U.S. anti-missile defence plans for Europe attract Russian criticism

U.S. anti-missile defence plans for Europe attract Russian criticism

The U.S. plans to deploy a missile defense system in Europe has sparked a new round of criticism from Russia. It argues that the proposed deployment may change the strategic balance of power in Europe.

Appearing before the Senate's armed services subcommittee, head of the U.S. missile defense agency requests $US 8.9 BLN to fund the missile defense program.

“Ballistic missile defense is expensive, but the dollars investment in this nation's security pales in comparison to the overwhelming price this nation would pay in lives, social dislocation, and economic devastation from a single missile impacting an American metropolitan area,” believes Lieutenant General Henry Obering, Director of the Missile Defense Agency.
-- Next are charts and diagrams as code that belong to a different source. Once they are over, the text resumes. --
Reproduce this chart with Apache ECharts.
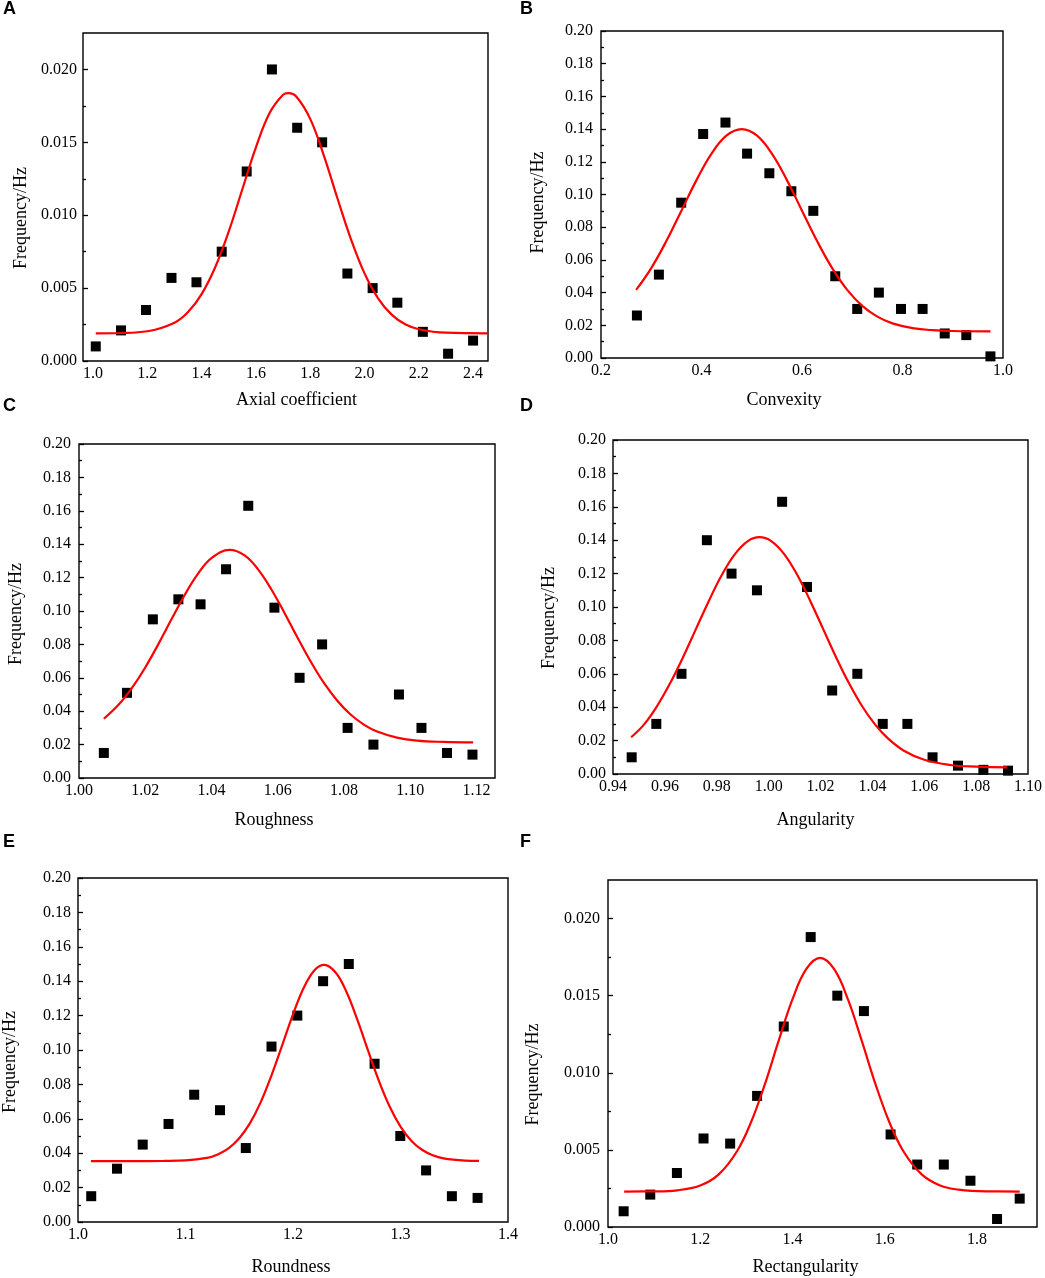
<!DOCTYPE html>
<html>
<head>
<meta charset="utf-8">
<title>Particle shape distributions</title>
<script src="https://cdn.jsdelivr.net/npm/echarts@6/dist/echarts.min.js"></script>
<style>
  html, body { margin: 0; padding: 0; background: #fff; }
  #chart { width: 1045px; height: 1278px; }
</style>
</head>
<body>
<div id="chart"></div>
<script>
// A - Axial coefficient
const axialX = [1.010, 1.103, 1.195, 1.289, 1.381, 1.474, 1.566, 1.659, 1.752, 1.844, 1.937, 2.030, 2.121, 2.215, 2.308, 2.400];
const axialY = [0.0010, 0.0021, 0.0035, 0.0057, 0.0054, 0.0075, 0.0130, 0.0200, 0.0160, 0.0150, 0.0060, 0.0050, 0.0040, 0.0020, 0.0005, 0.0014];
const axialFitX = [1.01, 1.10, 1.20, 1.30, 1.35, 1.40, 1.45, 1.50, 1.55, 1.60, 1.65, 1.70, 1.72, 1.75, 1.80, 1.85, 1.90, 1.95, 2.00, 2.05, 2.10, 2.15, 2.20, 2.30, 2.455];
const axialFitY = [0.00190, 0.00192, 0.00204, 0.00263, 0.00336, 0.00459, 0.00643, 0.00889, 0.01178, 0.01466, 0.01700, 0.01826, 0.01837, 0.01811, 0.01661, 0.01411, 0.01118, 0.00836, 0.00601, 0.00430, 0.00318, 0.00252, 0.00218, 0.00194, 0.00190];
const axialTicks = [1.0, 1.2, 1.4, 1.6, 1.8, 2.0, 2.2, 2.4];

// B - Convexity
const convexX = [0.2715, 0.3152, 0.3596, 0.4033, 0.4477, 0.4907, 0.5350, 0.5788, 0.6225, 0.6662, 0.7099, 0.7530, 0.7970, 0.8400, 0.8840, 0.9270, 0.9750];
const convexY = [0.026, 0.051, 0.095, 0.137, 0.144, 0.125, 0.113, 0.102, 0.090, 0.050, 0.030, 0.040, 0.030, 0.030, 0.015, 0.014, 0.001];
const convexFitX = [0.27, 0.30, 0.33, 0.36, 0.39, 0.42, 0.45, 0.48, 0.51, 0.54, 0.57, 0.60, 0.63, 0.66, 0.69, 0.72, 0.75, 0.78, 0.82, 0.86, 0.90, 0.975];
const convexFitY = [0.0417, 0.0550, 0.0715, 0.0901, 0.1088, 0.1250, 0.1361, 0.1400, 0.1361, 0.1250, 0.1088, 0.0901, 0.0715, 0.0550, 0.0417, 0.0319, 0.0253, 0.0212, 0.0183, 0.0170, 0.0165, 0.0163];
const convexTicks = [0.2, 0.4, 0.6, 0.8, 1.0];

// C - Roughness
const roughX = [1.0075, 1.0145, 1.0223, 1.0300, 1.0367, 1.0444, 1.0511, 1.0590, 1.0666, 1.0734, 1.0811, 1.0889, 1.0966, 1.1034, 1.1111, 1.1188];
const roughY = [0.015, 0.051, 0.095, 0.107, 0.104, 0.125, 0.163, 0.102, 0.060, 0.080, 0.030, 0.020, 0.050, 0.030, 0.015, 0.014];
const roughFitX = [1.0075, 1.012, 1.016, 1.020, 1.024, 1.028, 1.032, 1.036, 1.040, 1.0455, 1.050, 1.054, 1.058, 1.062, 1.066, 1.070, 1.074, 1.078, 1.082, 1.086, 1.090, 1.096, 1.102, 1.110, 1.119];
const roughFitY = [0.0355, 0.0440, 0.0540, 0.0662, 0.0803, 0.0953, 0.1099, 0.1225, 0.1317, 0.1366, 0.1333, 0.1251, 0.1132, 0.0990, 0.0840, 0.0696, 0.0568, 0.0463, 0.0380, 0.0320, 0.0278, 0.0242, 0.0224, 0.0216, 0.0213];
const roughTicks = [1.00, 1.02, 1.04, 1.06, 1.08, 1.10, 1.12];

// D - Angularity
const angX = [0.9472, 0.9567, 0.9664, 0.9762, 0.9857, 0.9955, 1.0052, 1.0148, 1.0245, 1.0342, 1.0440, 1.0535, 1.0632, 1.0730, 1.0828, 1.0923];
const angY = [0.010, 0.030, 0.060, 0.140, 0.120, 0.110, 0.163, 0.112, 0.050, 0.060, 0.030, 0.030, 0.010, 0.005, 0.0025, 0.002];
const angFitX = [0.947, 0.952, 0.957, 0.962, 0.967, 0.972, 0.977, 0.982, 0.987, 0.992, 0.9965, 1.001, 1.006, 1.011, 1.016, 1.021, 1.026, 1.031, 1.036, 1.041, 1.046, 1.052, 1.060, 1.070, 1.080, 1.092];
const angFitY = [0.0220, 0.0297, 0.0407, 0.0543, 0.0699, 0.0869, 0.1038, 0.1193, 0.1317, 0.1395, 0.1418, 0.1395, 0.1317, 0.1193, 0.1038, 0.0869, 0.0699, 0.0543, 0.0407, 0.0297, 0.0213, 0.0141, 0.0085, 0.0054, 0.0044, 0.0040];
const angTicks = [0.94, 0.96, 0.98, 1.00, 1.02, 1.04, 1.06, 1.08, 1.10];

// E - Roundness
const roundX = [1.0123, 1.0363, 1.0602, 1.0842, 1.1081, 1.1321, 1.1561, 1.1800, 1.2040, 1.2280, 1.2519, 1.2759, 1.2998, 1.3238, 1.3478, 1.3717];
const roundY = [0.015, 0.031, 0.045, 0.057, 0.074, 0.065, 0.043, 0.102, 0.120, 0.140, 0.150, 0.092, 0.050, 0.030, 0.015, 0.014];
const roundFitX = [1.012, 1.05, 1.08, 1.10, 1.12, 1.13, 1.14, 1.15, 1.16, 1.17, 1.18, 1.19, 1.20, 1.21, 1.22, 1.229, 1.24, 1.25, 1.26, 1.27, 1.28, 1.29, 1.30, 1.31, 1.32, 1.33, 1.34, 1.36, 1.373];
const roundFitY = [0.0354, 0.0354, 0.0355, 0.0358, 0.0373, 0.0393, 0.0428, 0.0487, 0.0575, 0.0697, 0.0853, 0.1029, 0.1207, 0.1362, 0.1464, 0.1495, 0.1448, 0.1334, 0.1173, 0.0993, 0.0819, 0.0670, 0.0555, 0.0473, 0.0420, 0.0388, 0.0370, 0.0357, 0.0355];
const roundTicks = [1.0, 1.1, 1.2, 1.3, 1.4];

// F - Rectangularity
const rectX = [1.0339, 1.0916, 1.1494, 1.2071, 1.2648, 1.3232, 1.3810, 1.4394, 1.4971, 1.5548, 1.6126, 1.6703, 1.7280, 1.7857, 1.8434, 1.8925];
const rectY = [0.00102, 0.0021, 0.0035, 0.00574, 0.00541, 0.0085, 0.0130, 0.0188, 0.0150, 0.0140, 0.0060, 0.00405, 0.00405, 0.0030, 0.00052, 0.00184];
const rectFitX = [1.035, 1.10, 1.15, 1.20, 1.24, 1.28, 1.31, 1.34, 1.37, 1.40, 1.43, 1.46, 1.49, 1.52, 1.55, 1.58, 1.61, 1.64, 1.68, 1.72, 1.76, 1.82, 1.8925];
const rectFitY = [0.00230, 0.00231, 0.00238, 0.00269, 0.00341, 0.00493, 0.00679, 0.00925, 0.01208, 0.01477, 0.01673, 0.01745, 0.01673, 0.01477, 0.01208, 0.00925, 0.00679, 0.00493, 0.00341, 0.00269, 0.00242, 0.00231, 0.00230];
const rectTicks = [1.0, 1.2, 1.4, 1.6, 1.8];

// y tick values (major labelled, minor unlabelled)
const smallYTicks = [0, 0.005, 0.010, 0.015, 0.020];
const smallYMinor = [0.0025, 0.0075, 0.0125, 0.0175];
const bigYTicks = [0, 0.02, 0.04, 0.06, 0.08, 0.10, 0.12, 0.14, 0.16, 0.18, 0.20];
const bigYMinor = [0.01, 0.03, 0.05, 0.07, 0.09, 0.11, 0.13, 0.15, 0.17, 0.19];

const serif = '"Liberation Serif", "Times New Roman", serif';

// 每个子图的布局与坐标范围
const panels = [
    { letter: 'A', lx: 3, ly: 0, title: 'Axial coefficient', x: axialX, y: axialY, fx: axialFitX, fy: axialFitY,
      grid: { left: 83, top: 33, width: 405, height: 328 },
      xMin: 0.963, xMax: 2.455, xTicks: axialTicks, xDec: 1, xGap: 30, xShift: 11,
      yMax: 0.0225, yTicks: smallYTicks, yMinor: smallYMinor, yDec: 3, yGap: 53, yShift: 21, yMargin: 6 },
    { letter: 'B', lx: 520, ly: 0, title: 'Convexity', x: convexX, y: convexY, fx: convexFitX, fy: convexFitY,
      grid: { left: 601, top: 31, width: 402, height: 327 },
      xMin: 0.2, xMax: 1.0, xTicks: convexTicks, xDec: 1, xGap: 33, xShift: -18,
      yMax: 0.2, yTicks: bigYTicks, yMinor: bigYMinor, yDec: 2, yGap: 54, yShift: 8, yMargin: 8 },
    { letter: 'C', lx: 3, ly: 397, title: 'Roughness', x: roughX, y: roughY, fx: roughFitX, fy: roughFitY,
      grid: { left: 79, top: 444, width: 416, height: 334 },
      xMin: 1.0, xMax: 1.1256, xTicks: roughTicks, xDec: 2, xGap: 33, xShift: -13,
      yMax: 0.2, yTicks: bigYTicks, yMinor: bigYMinor, yDec: 2, yGap: 54, yShift: 3, yMargin: 8 },
    { letter: 'D', lx: 520, ly: 397, title: 'Angularity', x: angX, y: angY, fx: angFitX, fy: angFitY,
      grid: { left: 613, top: 440, width: 415, height: 334 },
      xMin: 0.94, xMax: 1.10, xTicks: angTicks, xDec: 2, xGap: 37, xShift: -5,
      yMax: 0.2, yTicks: bigYTicks, yMinor: bigYMinor, yDec: 2, yGap: 55, yShift: 11, yMargin: 7 },
    { letter: 'E', lx: 3, ly: 833, title: 'Roundness', x: roundX, y: roundY, fx: roundFitX, fy: roundFitY,
      grid: { left: 74, top: 878, width: 434, height: 344 },
      xMin: 1.0, xMax: 1.4, xTicks: roundTicks, xDec: 1, xGap: 36, xShift: -2,
      yMax: 0.2, yTicks: bigYTicks, yMinor: bigYMinor, yDec: 2, yGap: 59, yShift: 12, yMargin: 7 },
    { letter: 'F', lx: 520, ly: 833, title: 'Rectangularity', x: rectX, y: rectY, fx: rectFitX, fy: rectFitY,
      grid: { left: 608, top: 880, width: 429, height: 347 },
      xMin: 1.0, xMax: 1.93, xTicks: rectTicks, xDec: 1, xGap: 31, xShift: -17,
      yMax: 0.0225, yTicks: smallYTicks, yMinor: smallYMinor, yDec: 3, yGap: 66, yShift: 21, yMargin: 8 }
];

const grids = [], xAxes = [], yAxes = [], series = [], graphics = [];

panels.forEach((p, i) => {
    grids.push(Object.assign({ show: true, borderColor: '#000', borderWidth: 1.4, backgroundColor: 'transparent' }, p.grid));

    xAxes.push({
        gridIndex: i,
        type: 'value',
        min: p.xMin,
        max: p.xMax,
        name: p.title,
        nameLocation: 'middle',
        nameGap: p.xGap,
        nameTextStyle: {
            fontFamily: serif, fontSize: 18, color: '#000',
            padding: p.xShift >= 0 ? [0, 0, 0, 2 * p.xShift] : [0, -2 * p.xShift, 0, 0]
        },
        axisLine: { show: false },
        axisTick: { show: false },
        splitLine: { show: false },
        axisLabel: {
            customValues: p.xTicks,
            margin: 5,
            fontFamily: serif, fontSize: 16, color: '#000',
            formatter: v => v.toFixed(p.xDec)
        }
    });

    // 主刻度 + 标签
    yAxes.push({
        gridIndex: i,
        type: 'value',
        min: 0,
        max: p.yMax,
        name: 'Frequency/Hz',
        nameLocation: 'middle',
        nameGap: p.yGap,
        nameTextStyle: {
            fontFamily: serif, fontSize: 18, color: '#000',
            padding: [0, 2 * p.yShift, 0, 0]
        },
        axisLine: { show: false },
        splitLine: { show: false },
        axisTick: { show: true, inside: true, length: 5, customValues: p.yTicks, lineStyle: { color: '#000', width: 1.3 } },
        axisLabel: {
            customValues: p.yTicks,
            margin: p.yMargin,
            fontFamily: serif, fontSize: 16, color: '#000',
            formatter: v => v.toFixed(p.yDec)
        }
    });

    // 次刻度
    yAxes.push({
        gridIndex: i,
        type: 'value',
        min: 0,
        max: p.yMax,
        position: 'left',
        axisLine: { show: false },
        splitLine: { show: false },
        axisLabel: { show: false },
        axisTick: { show: true, inside: true, length: 3, customValues: p.yMinor, lineStyle: { color: '#000', width: 1.3 } }
    });

    series.push({
        type: 'scatter',
        xAxisIndex: i,
        yAxisIndex: 2 * i,
        data: p.x.map((v, k) => [v, p.y[k]]),
        symbol: 'rect',
        symbolSize: 10,
        itemStyle: { color: '#000', opacity: 1 },
        z: 2,
        silent: true
    });

    series.push({
        type: 'line',
        xAxisIndex: i,
        yAxisIndex: 2 * i,
        data: p.fx.map((v, k) => [v, p.fy[k]]),
        smooth: 0.4,
        showSymbol: false,
        lineStyle: { color: '#ff0000', width: 2.2 },
        z: 3,
        silent: true
    });

    graphics.push({
        type: 'text',
        left: p.lx,
        top: p.ly,
        style: { text: p.letter, font: 'bold 18px "Liberation Sans", Arial, sans-serif', fill: '#000' }
    });
});

const chart = echarts.init(document.getElementById('chart'), null, { renderer: 'canvas' });
chart.setOption({
    animation: false,
    backgroundColor: '#fff',
    grid: grids,
    xAxis: xAxes,
    yAxis: yAxes,
    series: series,
    graphic: graphics
});
</script>
</body>
</html>
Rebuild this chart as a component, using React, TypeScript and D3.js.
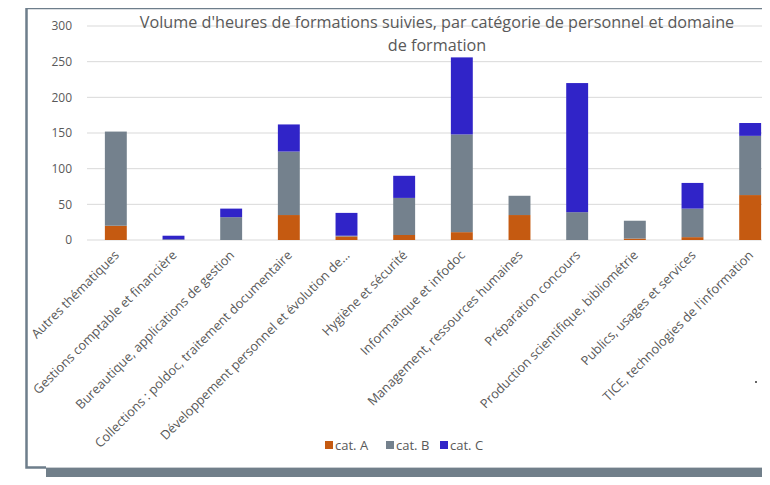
import React from 'react';
import * as d3 from 'd3';

const categories = [
  'Autres thématiques',
  'Gestions comptable et financière',
  'Bureautique, applications de gestion',
  'Collections : poldoc, traitement documentaire',
  'Développement personnel et évolution de...',
  'Hygiène et sécurité',
  'Informatique et infodoc',
  'Management, ressources humaines',
  'Préparation concours',
  'Production scientifique, bibliométrie',
  'Publics, usages et services',
  "TICE, technologies de l'information",
];

const catA = [20, 0, 0, 35, 5, 7, 11, 35, 0, 2, 4, 63];
const catB = [132, 1, 32, 89, 1, 52, 137, 27, 39, 25, 40, 83];
const catC = [0, 5, 12, 38, 32, 31, 108, 0, 181, 0, 36, 18];

const seriesNames = ['cat. A', 'cat. B', 'cat. C'];
const yTicks = [0, 50, 100, 150, 200, 250, 300];

const colors = ['#C55A11', '#74818D', '#3024C8'];
const font = '"Open Sans", "DejaVu Sans", sans-serif';

export default function App() {
  const width = 770;
  const height = 485;

  const x = d3.scaleBand<string>()
    .domain(categories)
    .range([87, 779])
    .paddingInner(0.62)
    .paddingOuter(0.31);

  const y = d3.scaleLinear().domain([0, 300]).range([240, 26]);

  const rows = categories.map((c, i) => ({ cat: c, a: catA[i], b: catB[i], c: catC[i] }));
  const stacked = d3.stack<any>().keys(['a', 'b', 'c'])(rows);

  return (
    <div style={{ margin: -8 }}>
      <svg width={width} height={height} style={{ display: 'block', background: '#fff' }} fontFamily={font}>
        {/* frame */}
        <rect x={46} y={468} width={724} height={17} fill="#717F8A" />
        <line x1={46} x2={770} y1={467.5} y2={467.5} stroke="#c8cdd1" />
        <path d="M 770 8 H 26.5 V 467.5 H 46" fill="none" stroke="#6E7E8B" strokeWidth={2.5} />

        {/* gridlines */}
        {yTicks.map(t => (
          <g key={t}>
            <line x1={87} x2={780} y1={y(t)} y2={y(t)} stroke="#D9D9D9" strokeWidth={1} />
            <text x={72} y={y(t)} dy="0.35em" textAnchor="end" fontSize={12} fill="#595959">{t}</text>
          </g>
        ))}

        {/* bars */}
        {stacked.map((s, si) => (
          <g key={s.key} fill={colors[si]}>
            {s.map((d, i) => (
              d[1] - d[0] > 0 ? (
                <rect key={i} x={x(categories[i])} width={x.bandwidth()}
                  y={y(d[1])} height={y(d[0]) - y(d[1])} />
              ) : null
            ))}
          </g>
        ))}

        {/* x labels */}
        {categories.map(c => {
          const cx = (x(c) as number) + x.bandwidth() / 2 + 4;
          const cy = 256;
          return (
            <text key={c} x={cx} y={cy} textAnchor="end" fontSize={12.8} fill="#595959"
              transform={`rotate(-45, ${cx}, ${cy})`}>{c}</text>
          );
        })}

        {/* title */}
        <text x={437} y={28} textAnchor="middle" fontSize={16.2} fill="#595959">
          Volume d'heures de formations suivies, par catégorie de personnel et domaine
        </text>
        <text x={437} y={51} textAnchor="middle" fontSize={16.2} fill="#595959">de formation</text>

        {/* legend */}
        {seriesNames.map((n, i) => {
          const lx = [325, 386, 440][i];
          return (
            <g key={n}>
              <rect x={lx} y={441} width={8} height={8} fill={colors[i]} />
              <text x={lx + 10} y={445} dy="0.35em" fontSize={13} fill="#595959">{n}</text>
            </g>
          );
        })}

        <circle cx={756} cy={382} r={1} fill="#333" />
      </svg>
    </div>
  );
}
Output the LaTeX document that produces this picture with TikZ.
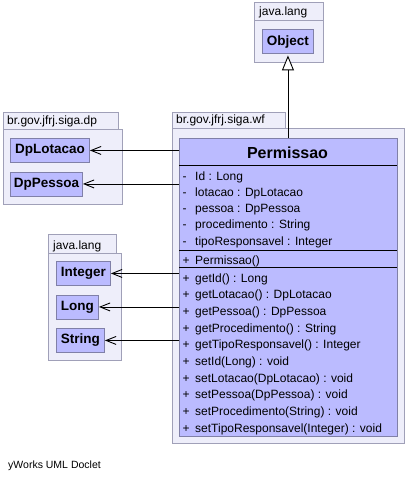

The U.S. has repeatedly argued that the proposed deployment of a radar station in the Czech Republic and a missile base in Poland is not targeted against Russia, but at so-called rogue states, such as Iran and North Korea. But, the Kremlin doubts those claims, accusing the U.S. of deception.

In an interview with a British newspaper, a representative of the Kremlin warned that the missile defense system will shift the balance of power in Europe and said Russia may have to prepare its own military response. 

“We feel ourselves deceived. Potentially we will have to create alternatives to this but with low cost and higher efficiency,” said Dmitry Peskov, Kremlin Chief Spokesman in interview to The Guardian.

But Moscow has not unveiled any definite plans for a counter response, only saying that existing technologies will be implemented which may further worsen relations between U.S. and Russia. 

“This may be an indicator of where the winds may be blowing, and that may be as bad, even worse, so I think that on the military side, on the military balance side, this is not a problem. Politically there is already a fallout, and that fallout may become bigger and more poisonous,” says Dmitry Trenin, Director of Studies, Carnegie Moscow Center, Washington, D.C.

With the proposed missile shield sparking new cold war threats, experts say a cool down period is needed to avert another arms race.

“The Russians need to keep their heads cool, the roof is not going to fall on their heads. The strategic balance, the military balance, the political balance will not be shifted one iota, whatever Dimitry Peskov says,” believes Dmitry Trenin.

The prospect of a new arms race comes at a time when tensions between Russia and the U.S. are at an all time high. Experts say that more dialogue between the two superpowers is needed and that the proposed missile defense deployment should be an opportunity for both nations to build more confidence with each other through collaboration, not confrontation.